Vernon isn’t alone in his amazement at how fast the songs came together during the weekend session. Ethier, too, seems at a loss to explain how everything fell into place so effortlessly with a group of musicians he’d never traded licks with before.

The creativity was contagious. Ethier wound up composing a song for Dear Stranger and co-wrote two others. That wasn’t the initial idea. Originally, they were going to learn his tunes and he was going to learn theirs. That changed once they got into it.

“Someone would say, ‘I think I’ve got an idea for a new one,'” explains Ethier, “so I just went with it. They’d show the other members the changes in about five minutes, dictate the lyrics to me, and then I’d go into another room and sing the words I’d just written out while they played through the song. We’d record it live just like that and then move on to the next one. It was a very unusual way of working, but it was fun.

“The Silver Hearts are a rare bunch – a group of amazingly talented musicians who really care about the craft of songwriting. They all live together in this tight little community in Peterborough where they can record together at a member’s home and then walk across the street to a bar. They really are like a family – somewhat dysfunctional at times but definitely a family.”

When Vernon alluded to the Silver Hearts’ “extended hiatus” prior to the sessions with Ethier, in truth, the group had broken up, and there were serious doubts that they’d ever reunite. Evidently, the collaboration with Ethier was just what the Silver Hearts needed to get back on track.

“When I arrived,” recalls Ethier, “there seemed to be some animosity between certain members, but they were able to put their differences aside and get on with it. The tension in the air just added to the excitement of the recordings. I’m not entirely sure, but I think the album’s final song, The Last Days Of Chez Nous, is about the tenuous status of the band. Much like families, bands are hard to break up for good. There’s always something that pulls you back together.”

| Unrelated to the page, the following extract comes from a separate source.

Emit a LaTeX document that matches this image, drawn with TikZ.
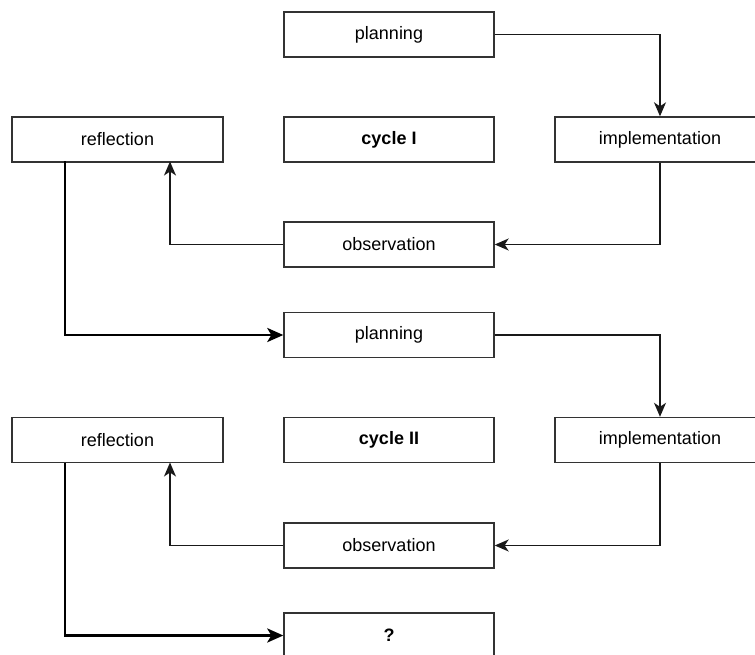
\documentclass[tikz,border=0pt]{standalone}
\usepackage{fontspec}
\setmainfont{Liberation Sans}
\usetikzlibrary{arrows.meta}
\begin{document}
\begin{tikzpicture}[x=1pt,y=-1pt,
  box/.style={draw=black!80,line width=1.4pt,minimum width=210pt,minimum height=45pt,inner sep=0pt,font=\fontsize{18}{20}\selectfont},
  thinarr/.style={draw=black!90,line width=1.4pt,-{Stealth[length=14pt,width=12pt,inset=4pt]}},
  thickarr/.style={draw=black,line width=2.8pt,-{Stealth[length=16pt,width=14pt,inset=4pt]}}]
\useasboundingbox (0,0) rectangle (755,655);
\node[box] (p1) at (389,34.5) {planning};
\node[box,minimum width=211pt] (r1) at (117.5,139.5) {reflection};
\node[box] (c1) at (389,139.5) {\textbf{cycle I}};
\node[box] (i1) at (660,139.5) {implementation};
\node[box] (o1) at (389,244.5) {observation};
\node[box] (p2) at (389,335) {planning};
\node[box,minimum width=211pt] (r2) at (117.5,440) {reflection};
\node[box] (c2) at (389,440) {\textbf{cycle II}};
\node[box] (i2) at (660,440) {implementation};
\node[box] (o2) at (389,545.5) {observation};
\node[box] (q) at (389,635.5) {\textbf{?}};
\coordinate (a1) at (170,161.5);
\coordinate (b1) at (65,161.5);
\coordinate (a2) at (170,462.5);
\coordinate (b2) at (65,462.5);
\draw[thinarr] (p1.east) -| (i1.north);
\draw[thinarr] (i1.south) |- (o1.east);
\draw[thinarr] (o1.west) -| (a1);
\draw[thickarr] (b1) |- (p2.west);
\draw[thinarr] (p2.east) -| (i2.north);
\draw[thinarr] (i2.south) |- (o2.east);
\draw[thinarr] (o2.west) -| (a2);
\draw[thickarr] (b2) |- (q.west);
\end{tikzpicture}
\end{document}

“This band has been breaking up regularly since it began,” chuckles Vernon. “It’s like any group involving a number of creative people with strong personalities, especially if there are 12 of them. It’s difficult to get everyone on the same page, but we keep coming back. It’s not because of the financial success, the critical acclaim or all the records we’ve sold in the past. It’s the music that always brings me back.”